Chaos generated subdiffusion and related convection in toroidal confinement devices

Transport in toroidal devices is usually described as the sum of diffusion and convection, $\Gamma = - D \nabla n + v \cdot n$, and $v$ is interpreted as the spatial variation $\partial D/\partial r$ of $D$. When the magnetic field is chaotic and it is near the stochastic threshold (as it is the case for the reversed-field pinch, RFP), the assumption that particles moving along chaotic field lines diffuse in the system is not valid.

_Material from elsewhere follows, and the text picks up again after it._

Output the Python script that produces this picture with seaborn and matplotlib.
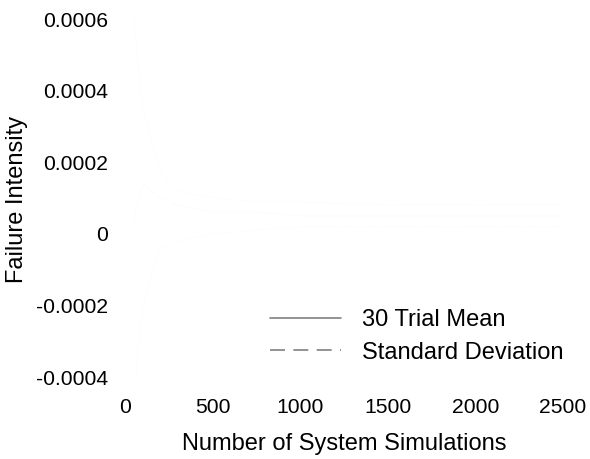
import numpy as np
import pandas as pd
import seaborn as sns
import matplotlib.pyplot as plt
from matplotlib.lines import Line2D

sims = [50, 100, 200, 300, 500, 750, 1000, 1500, 2000, 2500]
trial_mean = [0.00004, 0.00014, 0.00010, 0.00008, 0.00006, 0.00006, 0.00005, 0.00005, 0.00005, 0.00005]
sd_upper = [0.00060, 0.00035, 0.00018, 0.00012, 0.00010, 0.00009, 0.00009, 0.00008, 0.00008, 0.00008]
sd_lower = [-0.00045, -0.00020, -0.00004, -0.00002, 0.0, 0.00001, 0.00002, 0.00002, 0.00002, 0.00002]

x_ticks = [0, 500, 1000, 1500, 2000, 2500]
y_ticks = [-0.0004, -0.0002, 0, 0.0002, 0.0004, 0.0006]
y_tick_labels = ['-0.0004', '-0.0002', '0', '0.0002', '0.0004', '0.0006']

sns.set_theme(style='white')
plt.rcParams['font.family'] = ['Liberation Sans', 'DejaVu Sans']

df = pd.DataFrame({'sims': sims, 'mean': trial_mean, 'upper': sd_upper, 'lower': sd_lower})

fig = plt.figure(figsize=(5.9, 4.59), dpi=100)
ax = fig.add_axes([0.2119, 0.1786, 0.7424, 0.78])

# the traces are almost white in the original
faint = '#fdfdfd'
sns.lineplot(data=df, x='sims', y='mean', color=faint, linewidth=1, ax=ax)
sns.lineplot(data=df, x='sims', y='upper', color=faint, linewidth=1, linestyle='--', ax=ax)
sns.lineplot(data=df, x='sims', y='lower', color=faint, linewidth=1, linestyle='--', ax=ax)

ax.set_xlim(0, 2500)
ax.set_ylim(-0.0004, 0.0006)
ax.set_xticks(x_ticks)
ax.set_xticklabels([str(t) for t in x_ticks])
ax.set_yticks(y_ticks)
ax.set_yticklabels(y_tick_labels)
ax.tick_params(axis='both', length=0, labelsize=15.2, colors='black')
ax.tick_params(axis='y', pad=12)
ax.tick_params(axis='x', pad=15)
for s in ax.spines.values():
    s.set_visible(False)

ax.set_xlabel('Number of System Simulations', fontsize=17, color='black')
ax.set_ylabel('Failure Intensity', fontsize=17, color='black')
ax.yaxis.set_label_coords(-0.222, 0.497)
ax.xaxis.set_label_coords(0.5, -0.155)

handles = [
    Line2D([], [], color='#808080', linewidth=1.2, linestyle='-'),
    Line2D([], [], color='#808080', linewidth=1.2, linestyle=(0, (9, 5))),
]
leg = ax.legend(handles, ['30 Trial Mean', 'Standard Deviation'], loc='upper left',
                bbox_to_anchor=(0.331, 0.19), frameon=False, handlelength=3.0,
                handletextpad=0.9, labelspacing=0.45, fontsize=17,
                borderpad=0, borderaxespad=0)
for t in leg.get_texts():
    t.set_color('black')

fig.savefig('out.png', dpi=100)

Instead, in such a condition, a convective velocity term appears quite naturally due to the streaming motion of particles with velocity nearly parallel to the magnetic field (i.e., with pitch $\lambda = v_{\parallel}/v$ close to 1), while particles with small pitch diffuse collisionally through the magnetic field. The convective term is a consequence of the intrinsic, non-diffusive character of the transport. Diffusive motion is recovered when the configuration consists of closed nested flux surfaces, such as in the ideal single helicity (SH) condition \footnote{D. F. Escande \textit{et al.}, Phys. Rev. Lett. \textbf{85 (15)}, 3169 (2000).}. The study is carried on calculating magnetic field lines and particle orbits with the code \textsc{Orbit} for a typical multiple helicity (MH) chaotic field, provided by a 3D MHD numerical simulation (SpeCyl) of the RFP.